Problem details: Look through the material below for "this". Copy every line that contains it.

#### Given records

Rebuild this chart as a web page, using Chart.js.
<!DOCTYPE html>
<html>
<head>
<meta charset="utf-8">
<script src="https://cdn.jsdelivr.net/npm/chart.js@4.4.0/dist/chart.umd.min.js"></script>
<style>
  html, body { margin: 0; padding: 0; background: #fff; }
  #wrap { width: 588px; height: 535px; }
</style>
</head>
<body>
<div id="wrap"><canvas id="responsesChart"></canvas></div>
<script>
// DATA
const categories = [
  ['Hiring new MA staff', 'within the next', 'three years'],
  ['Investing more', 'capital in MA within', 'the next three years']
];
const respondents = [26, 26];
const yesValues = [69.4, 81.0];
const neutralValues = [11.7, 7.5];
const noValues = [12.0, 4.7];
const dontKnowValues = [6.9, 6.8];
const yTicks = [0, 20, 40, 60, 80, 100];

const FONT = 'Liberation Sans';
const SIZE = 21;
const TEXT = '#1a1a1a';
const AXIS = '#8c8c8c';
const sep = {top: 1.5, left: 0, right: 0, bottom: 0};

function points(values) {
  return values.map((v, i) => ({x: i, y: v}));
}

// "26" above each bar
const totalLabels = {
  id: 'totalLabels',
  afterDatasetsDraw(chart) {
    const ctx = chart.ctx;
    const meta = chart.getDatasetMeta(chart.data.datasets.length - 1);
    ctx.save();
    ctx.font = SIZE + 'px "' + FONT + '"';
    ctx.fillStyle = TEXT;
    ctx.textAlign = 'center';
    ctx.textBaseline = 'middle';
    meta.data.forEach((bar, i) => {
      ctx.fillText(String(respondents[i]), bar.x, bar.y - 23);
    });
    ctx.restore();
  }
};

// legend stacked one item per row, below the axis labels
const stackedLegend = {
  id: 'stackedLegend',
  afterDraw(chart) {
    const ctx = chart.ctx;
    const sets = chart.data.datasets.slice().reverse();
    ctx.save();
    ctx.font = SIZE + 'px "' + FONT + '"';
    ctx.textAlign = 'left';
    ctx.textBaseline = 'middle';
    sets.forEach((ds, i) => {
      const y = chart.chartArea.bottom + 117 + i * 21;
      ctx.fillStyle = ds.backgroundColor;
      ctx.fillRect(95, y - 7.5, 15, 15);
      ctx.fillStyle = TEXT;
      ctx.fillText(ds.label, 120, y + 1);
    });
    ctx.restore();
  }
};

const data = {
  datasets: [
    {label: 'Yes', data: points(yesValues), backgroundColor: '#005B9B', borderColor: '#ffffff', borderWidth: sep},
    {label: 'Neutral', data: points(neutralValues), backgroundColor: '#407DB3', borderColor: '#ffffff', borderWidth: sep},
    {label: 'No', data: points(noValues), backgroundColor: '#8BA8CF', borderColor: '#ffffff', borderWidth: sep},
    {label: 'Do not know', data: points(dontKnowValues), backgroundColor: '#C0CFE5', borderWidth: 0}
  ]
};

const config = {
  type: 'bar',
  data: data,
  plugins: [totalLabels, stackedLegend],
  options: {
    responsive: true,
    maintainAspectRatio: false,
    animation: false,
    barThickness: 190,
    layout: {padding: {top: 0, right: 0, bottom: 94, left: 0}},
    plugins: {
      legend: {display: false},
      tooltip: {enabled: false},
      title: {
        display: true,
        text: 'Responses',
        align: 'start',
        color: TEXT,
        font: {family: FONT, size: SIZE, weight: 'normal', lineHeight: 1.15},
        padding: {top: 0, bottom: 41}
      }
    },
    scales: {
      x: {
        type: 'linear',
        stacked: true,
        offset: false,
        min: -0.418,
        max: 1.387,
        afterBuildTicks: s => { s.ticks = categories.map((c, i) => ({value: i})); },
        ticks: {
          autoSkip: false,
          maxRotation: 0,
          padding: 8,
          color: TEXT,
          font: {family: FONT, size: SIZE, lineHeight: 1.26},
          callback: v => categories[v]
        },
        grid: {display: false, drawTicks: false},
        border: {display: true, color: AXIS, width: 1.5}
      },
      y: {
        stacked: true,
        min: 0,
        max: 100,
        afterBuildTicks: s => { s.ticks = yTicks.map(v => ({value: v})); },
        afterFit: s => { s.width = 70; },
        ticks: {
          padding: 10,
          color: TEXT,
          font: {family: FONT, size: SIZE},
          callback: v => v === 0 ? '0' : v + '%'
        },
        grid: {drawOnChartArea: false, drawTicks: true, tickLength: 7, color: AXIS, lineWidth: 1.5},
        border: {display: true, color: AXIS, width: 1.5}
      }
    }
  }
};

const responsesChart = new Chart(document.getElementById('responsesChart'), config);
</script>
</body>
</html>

########
#### Given records

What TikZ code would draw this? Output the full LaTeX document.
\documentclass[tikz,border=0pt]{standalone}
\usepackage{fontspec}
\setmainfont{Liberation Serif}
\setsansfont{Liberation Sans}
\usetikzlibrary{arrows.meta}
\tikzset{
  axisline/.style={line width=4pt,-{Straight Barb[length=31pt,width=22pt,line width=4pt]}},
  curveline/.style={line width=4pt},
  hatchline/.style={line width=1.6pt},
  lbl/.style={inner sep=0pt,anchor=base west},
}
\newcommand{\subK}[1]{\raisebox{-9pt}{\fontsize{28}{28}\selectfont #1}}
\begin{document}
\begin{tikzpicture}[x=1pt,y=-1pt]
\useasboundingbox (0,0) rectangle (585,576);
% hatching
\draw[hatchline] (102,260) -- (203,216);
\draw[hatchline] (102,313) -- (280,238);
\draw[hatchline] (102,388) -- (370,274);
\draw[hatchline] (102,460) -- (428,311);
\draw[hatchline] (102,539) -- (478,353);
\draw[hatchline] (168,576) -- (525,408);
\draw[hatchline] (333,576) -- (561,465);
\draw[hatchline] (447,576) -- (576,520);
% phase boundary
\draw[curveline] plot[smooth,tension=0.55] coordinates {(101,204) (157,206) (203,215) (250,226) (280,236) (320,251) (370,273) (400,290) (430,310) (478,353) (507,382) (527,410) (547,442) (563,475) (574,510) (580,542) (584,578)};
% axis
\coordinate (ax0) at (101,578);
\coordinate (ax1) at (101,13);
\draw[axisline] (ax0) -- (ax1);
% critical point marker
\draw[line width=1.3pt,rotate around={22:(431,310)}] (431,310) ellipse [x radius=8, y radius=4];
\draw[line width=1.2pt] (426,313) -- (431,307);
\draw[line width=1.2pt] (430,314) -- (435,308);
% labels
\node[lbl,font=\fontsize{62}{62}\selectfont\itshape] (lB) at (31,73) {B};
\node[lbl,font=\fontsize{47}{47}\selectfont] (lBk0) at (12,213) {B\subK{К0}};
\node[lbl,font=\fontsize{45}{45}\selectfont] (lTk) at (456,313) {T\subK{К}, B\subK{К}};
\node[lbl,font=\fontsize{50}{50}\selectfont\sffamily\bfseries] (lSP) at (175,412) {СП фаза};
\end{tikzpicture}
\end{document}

########

Task result:
Rebuild this chart as a web page, using Chart.js.
What TikZ code would draw this? Output the full LaTeX document.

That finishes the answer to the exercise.